| Data to use |
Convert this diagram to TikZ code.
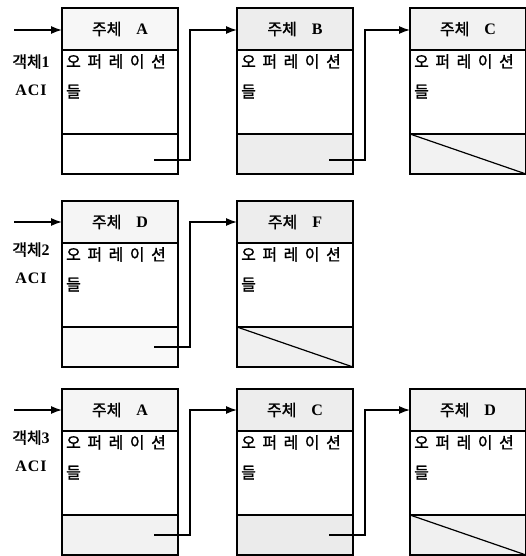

--

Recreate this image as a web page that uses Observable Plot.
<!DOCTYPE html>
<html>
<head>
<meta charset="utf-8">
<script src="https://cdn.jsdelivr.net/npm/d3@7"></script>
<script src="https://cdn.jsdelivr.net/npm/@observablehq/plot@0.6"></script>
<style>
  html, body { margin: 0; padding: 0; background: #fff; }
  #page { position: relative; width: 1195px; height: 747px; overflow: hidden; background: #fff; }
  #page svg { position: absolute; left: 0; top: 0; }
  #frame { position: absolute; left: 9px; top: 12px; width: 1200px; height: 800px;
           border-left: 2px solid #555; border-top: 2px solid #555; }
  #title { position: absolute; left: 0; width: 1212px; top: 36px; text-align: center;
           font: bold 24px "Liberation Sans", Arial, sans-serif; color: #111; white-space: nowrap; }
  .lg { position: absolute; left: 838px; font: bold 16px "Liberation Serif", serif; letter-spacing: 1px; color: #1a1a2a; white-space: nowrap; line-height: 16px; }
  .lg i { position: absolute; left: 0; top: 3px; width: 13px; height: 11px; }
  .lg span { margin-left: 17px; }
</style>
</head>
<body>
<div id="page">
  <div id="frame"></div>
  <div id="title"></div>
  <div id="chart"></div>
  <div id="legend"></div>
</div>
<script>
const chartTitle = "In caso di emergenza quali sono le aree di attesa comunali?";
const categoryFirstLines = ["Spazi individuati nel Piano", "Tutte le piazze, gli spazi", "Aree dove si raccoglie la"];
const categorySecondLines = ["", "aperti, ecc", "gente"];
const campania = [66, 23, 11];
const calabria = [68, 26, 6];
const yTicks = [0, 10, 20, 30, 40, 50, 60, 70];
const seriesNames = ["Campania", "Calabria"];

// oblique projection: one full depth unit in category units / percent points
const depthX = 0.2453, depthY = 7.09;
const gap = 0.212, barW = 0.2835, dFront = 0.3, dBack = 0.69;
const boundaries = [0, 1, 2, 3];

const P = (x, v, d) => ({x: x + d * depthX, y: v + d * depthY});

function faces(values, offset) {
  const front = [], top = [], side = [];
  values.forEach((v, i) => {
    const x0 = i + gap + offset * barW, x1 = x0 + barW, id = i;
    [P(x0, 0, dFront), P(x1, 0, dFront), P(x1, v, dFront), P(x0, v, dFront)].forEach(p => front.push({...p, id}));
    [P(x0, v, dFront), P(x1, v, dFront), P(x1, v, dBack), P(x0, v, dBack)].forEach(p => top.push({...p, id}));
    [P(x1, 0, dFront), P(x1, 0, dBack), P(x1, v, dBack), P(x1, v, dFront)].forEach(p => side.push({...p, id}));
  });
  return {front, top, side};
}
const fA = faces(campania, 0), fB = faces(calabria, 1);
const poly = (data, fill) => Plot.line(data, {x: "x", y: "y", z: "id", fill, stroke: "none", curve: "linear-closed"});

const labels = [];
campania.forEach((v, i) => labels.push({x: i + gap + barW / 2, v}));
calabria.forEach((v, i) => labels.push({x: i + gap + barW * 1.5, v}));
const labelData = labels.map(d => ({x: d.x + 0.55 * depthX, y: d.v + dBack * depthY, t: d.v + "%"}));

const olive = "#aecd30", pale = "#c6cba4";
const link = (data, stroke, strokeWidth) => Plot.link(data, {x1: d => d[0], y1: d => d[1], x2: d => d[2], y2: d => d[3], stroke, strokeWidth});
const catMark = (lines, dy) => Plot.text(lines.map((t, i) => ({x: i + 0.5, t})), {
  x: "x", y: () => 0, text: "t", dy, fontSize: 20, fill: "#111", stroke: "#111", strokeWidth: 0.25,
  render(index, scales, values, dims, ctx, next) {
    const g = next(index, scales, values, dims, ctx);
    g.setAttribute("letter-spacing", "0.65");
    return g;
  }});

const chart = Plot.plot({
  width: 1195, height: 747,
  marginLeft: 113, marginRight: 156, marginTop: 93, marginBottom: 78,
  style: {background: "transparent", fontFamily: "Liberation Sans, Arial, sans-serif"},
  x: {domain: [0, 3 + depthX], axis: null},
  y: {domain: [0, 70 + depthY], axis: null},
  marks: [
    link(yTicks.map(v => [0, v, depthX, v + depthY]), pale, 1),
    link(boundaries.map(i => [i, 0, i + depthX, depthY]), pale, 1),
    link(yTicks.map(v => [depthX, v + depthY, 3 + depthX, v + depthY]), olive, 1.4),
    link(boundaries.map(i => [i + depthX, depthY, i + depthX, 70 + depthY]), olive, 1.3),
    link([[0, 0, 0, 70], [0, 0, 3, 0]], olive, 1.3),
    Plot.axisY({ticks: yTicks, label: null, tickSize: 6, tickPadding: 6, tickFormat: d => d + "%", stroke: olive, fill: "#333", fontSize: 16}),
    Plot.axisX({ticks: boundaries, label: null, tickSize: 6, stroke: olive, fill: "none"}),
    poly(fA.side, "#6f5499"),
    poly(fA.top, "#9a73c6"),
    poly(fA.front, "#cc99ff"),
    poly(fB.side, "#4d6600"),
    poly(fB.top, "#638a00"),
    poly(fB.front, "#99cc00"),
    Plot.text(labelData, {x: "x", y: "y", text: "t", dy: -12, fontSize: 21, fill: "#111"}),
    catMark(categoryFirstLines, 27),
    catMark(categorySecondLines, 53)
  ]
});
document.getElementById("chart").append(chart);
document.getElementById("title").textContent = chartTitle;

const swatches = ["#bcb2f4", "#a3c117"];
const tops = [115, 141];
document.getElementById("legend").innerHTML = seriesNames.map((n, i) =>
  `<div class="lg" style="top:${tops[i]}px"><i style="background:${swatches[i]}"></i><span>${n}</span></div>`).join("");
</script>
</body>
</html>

==

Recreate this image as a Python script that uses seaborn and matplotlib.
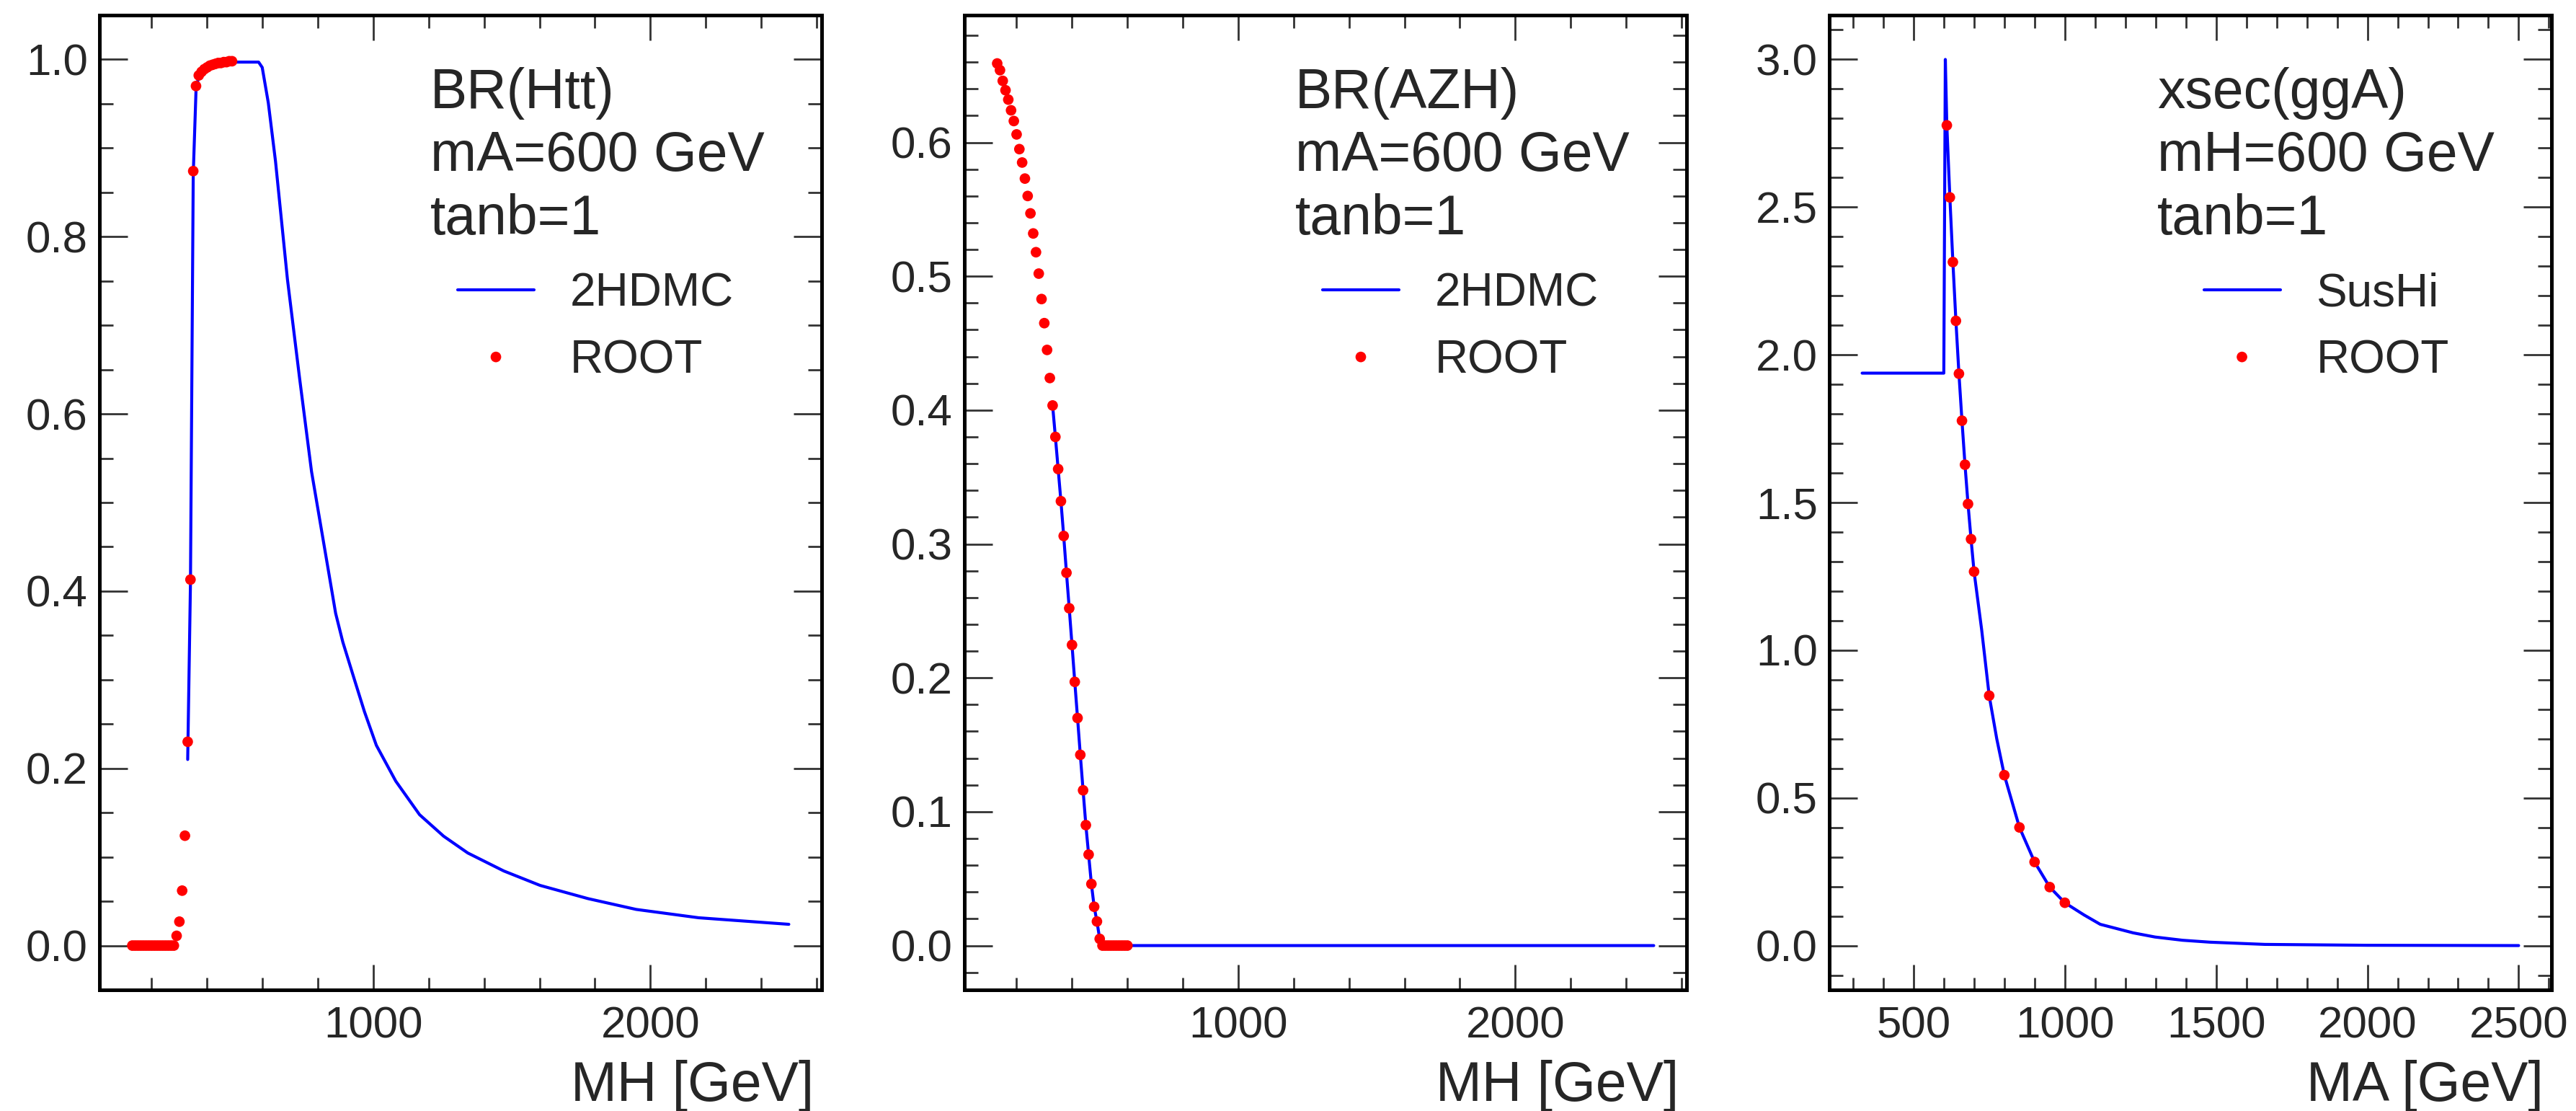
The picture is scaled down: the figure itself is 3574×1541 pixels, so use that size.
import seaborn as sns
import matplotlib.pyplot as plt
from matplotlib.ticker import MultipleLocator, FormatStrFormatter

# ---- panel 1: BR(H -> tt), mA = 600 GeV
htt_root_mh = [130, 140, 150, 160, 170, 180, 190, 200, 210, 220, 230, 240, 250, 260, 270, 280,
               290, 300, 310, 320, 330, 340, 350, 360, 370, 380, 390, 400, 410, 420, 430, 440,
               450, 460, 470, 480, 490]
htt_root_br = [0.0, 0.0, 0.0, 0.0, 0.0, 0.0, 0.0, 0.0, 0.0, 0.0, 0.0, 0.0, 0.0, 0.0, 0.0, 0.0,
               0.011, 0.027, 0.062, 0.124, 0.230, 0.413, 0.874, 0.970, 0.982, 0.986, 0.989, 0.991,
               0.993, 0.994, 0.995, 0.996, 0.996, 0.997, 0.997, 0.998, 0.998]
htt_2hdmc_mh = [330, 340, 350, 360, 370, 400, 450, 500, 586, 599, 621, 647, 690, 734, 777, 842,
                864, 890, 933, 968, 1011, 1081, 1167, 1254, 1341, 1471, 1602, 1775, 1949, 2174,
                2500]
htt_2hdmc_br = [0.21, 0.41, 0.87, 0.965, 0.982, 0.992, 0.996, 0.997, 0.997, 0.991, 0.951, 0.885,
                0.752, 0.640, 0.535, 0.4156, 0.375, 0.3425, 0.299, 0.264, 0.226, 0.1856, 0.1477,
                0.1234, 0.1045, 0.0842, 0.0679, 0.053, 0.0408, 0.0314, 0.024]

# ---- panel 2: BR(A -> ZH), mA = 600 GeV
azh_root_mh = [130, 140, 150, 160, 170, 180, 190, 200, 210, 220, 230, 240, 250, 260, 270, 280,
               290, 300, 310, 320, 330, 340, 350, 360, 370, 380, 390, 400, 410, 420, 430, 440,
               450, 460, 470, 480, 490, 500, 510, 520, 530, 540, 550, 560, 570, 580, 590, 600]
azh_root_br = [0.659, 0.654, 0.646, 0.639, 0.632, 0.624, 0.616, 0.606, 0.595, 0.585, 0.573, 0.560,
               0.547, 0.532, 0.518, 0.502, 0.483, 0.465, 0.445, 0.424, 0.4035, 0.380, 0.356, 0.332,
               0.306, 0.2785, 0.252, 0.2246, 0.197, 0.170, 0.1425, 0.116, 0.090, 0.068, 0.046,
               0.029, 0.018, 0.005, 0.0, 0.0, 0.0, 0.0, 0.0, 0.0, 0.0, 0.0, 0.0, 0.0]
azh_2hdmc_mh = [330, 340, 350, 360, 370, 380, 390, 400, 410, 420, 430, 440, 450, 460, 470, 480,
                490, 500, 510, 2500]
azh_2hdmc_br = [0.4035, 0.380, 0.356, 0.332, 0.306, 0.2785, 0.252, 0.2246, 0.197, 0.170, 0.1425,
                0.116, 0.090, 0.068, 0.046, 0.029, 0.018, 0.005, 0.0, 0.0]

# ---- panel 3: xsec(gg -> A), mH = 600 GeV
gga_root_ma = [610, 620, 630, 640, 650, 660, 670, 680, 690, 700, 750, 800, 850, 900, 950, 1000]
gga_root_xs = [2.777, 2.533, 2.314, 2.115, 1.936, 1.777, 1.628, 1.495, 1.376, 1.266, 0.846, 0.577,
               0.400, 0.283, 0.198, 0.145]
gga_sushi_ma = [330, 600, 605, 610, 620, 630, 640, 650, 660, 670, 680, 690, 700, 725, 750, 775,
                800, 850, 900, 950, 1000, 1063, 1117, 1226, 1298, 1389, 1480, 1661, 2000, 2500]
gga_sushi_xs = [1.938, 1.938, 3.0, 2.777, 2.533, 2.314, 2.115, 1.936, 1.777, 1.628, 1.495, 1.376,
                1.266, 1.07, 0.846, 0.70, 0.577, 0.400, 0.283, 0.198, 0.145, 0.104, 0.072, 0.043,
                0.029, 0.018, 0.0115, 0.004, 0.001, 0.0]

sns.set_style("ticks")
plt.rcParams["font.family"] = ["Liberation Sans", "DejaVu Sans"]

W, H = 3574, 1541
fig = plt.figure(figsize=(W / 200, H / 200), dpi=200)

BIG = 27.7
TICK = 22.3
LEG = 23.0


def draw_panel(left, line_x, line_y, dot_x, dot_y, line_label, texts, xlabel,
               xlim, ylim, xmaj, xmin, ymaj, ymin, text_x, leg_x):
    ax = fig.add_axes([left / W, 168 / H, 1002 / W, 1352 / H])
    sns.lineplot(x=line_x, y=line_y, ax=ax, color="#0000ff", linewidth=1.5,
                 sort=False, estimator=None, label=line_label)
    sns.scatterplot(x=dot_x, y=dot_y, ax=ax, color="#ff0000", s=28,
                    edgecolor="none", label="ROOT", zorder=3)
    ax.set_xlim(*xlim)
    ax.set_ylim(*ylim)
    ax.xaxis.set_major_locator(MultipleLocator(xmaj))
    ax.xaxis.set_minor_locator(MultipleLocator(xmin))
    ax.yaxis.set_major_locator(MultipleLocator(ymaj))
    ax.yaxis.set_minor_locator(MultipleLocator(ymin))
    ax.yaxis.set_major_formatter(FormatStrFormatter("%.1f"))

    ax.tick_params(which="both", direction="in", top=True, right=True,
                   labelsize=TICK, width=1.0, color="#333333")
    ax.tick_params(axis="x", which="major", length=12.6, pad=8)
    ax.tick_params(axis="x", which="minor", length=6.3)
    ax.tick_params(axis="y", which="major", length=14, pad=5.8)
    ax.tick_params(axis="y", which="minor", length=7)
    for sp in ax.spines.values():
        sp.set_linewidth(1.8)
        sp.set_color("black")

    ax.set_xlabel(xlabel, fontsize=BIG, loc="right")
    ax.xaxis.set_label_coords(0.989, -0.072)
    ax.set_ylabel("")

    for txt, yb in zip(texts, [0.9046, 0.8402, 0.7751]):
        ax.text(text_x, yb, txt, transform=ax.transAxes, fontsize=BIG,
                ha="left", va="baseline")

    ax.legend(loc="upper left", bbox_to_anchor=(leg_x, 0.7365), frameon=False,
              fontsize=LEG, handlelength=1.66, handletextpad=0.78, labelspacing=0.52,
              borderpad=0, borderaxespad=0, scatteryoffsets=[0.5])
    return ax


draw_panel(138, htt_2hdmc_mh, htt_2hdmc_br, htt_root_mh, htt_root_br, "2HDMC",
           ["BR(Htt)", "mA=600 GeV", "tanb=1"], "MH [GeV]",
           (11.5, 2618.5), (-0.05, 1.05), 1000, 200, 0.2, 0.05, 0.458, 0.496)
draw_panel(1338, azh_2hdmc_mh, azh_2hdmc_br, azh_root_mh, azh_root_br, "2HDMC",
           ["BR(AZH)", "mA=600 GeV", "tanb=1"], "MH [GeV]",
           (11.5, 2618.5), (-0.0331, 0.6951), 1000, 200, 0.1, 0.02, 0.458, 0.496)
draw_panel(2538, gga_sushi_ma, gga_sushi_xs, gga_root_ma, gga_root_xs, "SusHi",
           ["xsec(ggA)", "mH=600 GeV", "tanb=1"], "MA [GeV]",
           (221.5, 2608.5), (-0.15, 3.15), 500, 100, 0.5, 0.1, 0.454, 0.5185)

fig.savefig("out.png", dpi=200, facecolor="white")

| What this task involves |
The lines to reproduce run from the one above containing "Recreate this image as a Python" through the one containing "from matplotlib.ticker import". Copy them exactly and leave out all pictures.

| Exercise solution |
Recreate this image as a Python script that uses seaborn and matplotlib.
The picture is scaled down: the figure itself is 3574×1541 pixels, so use that size.
import seaborn as sns
import matplotlib.pyplot as plt
from matplotlib.ticker import MultipleLocator, FormatStrFormatter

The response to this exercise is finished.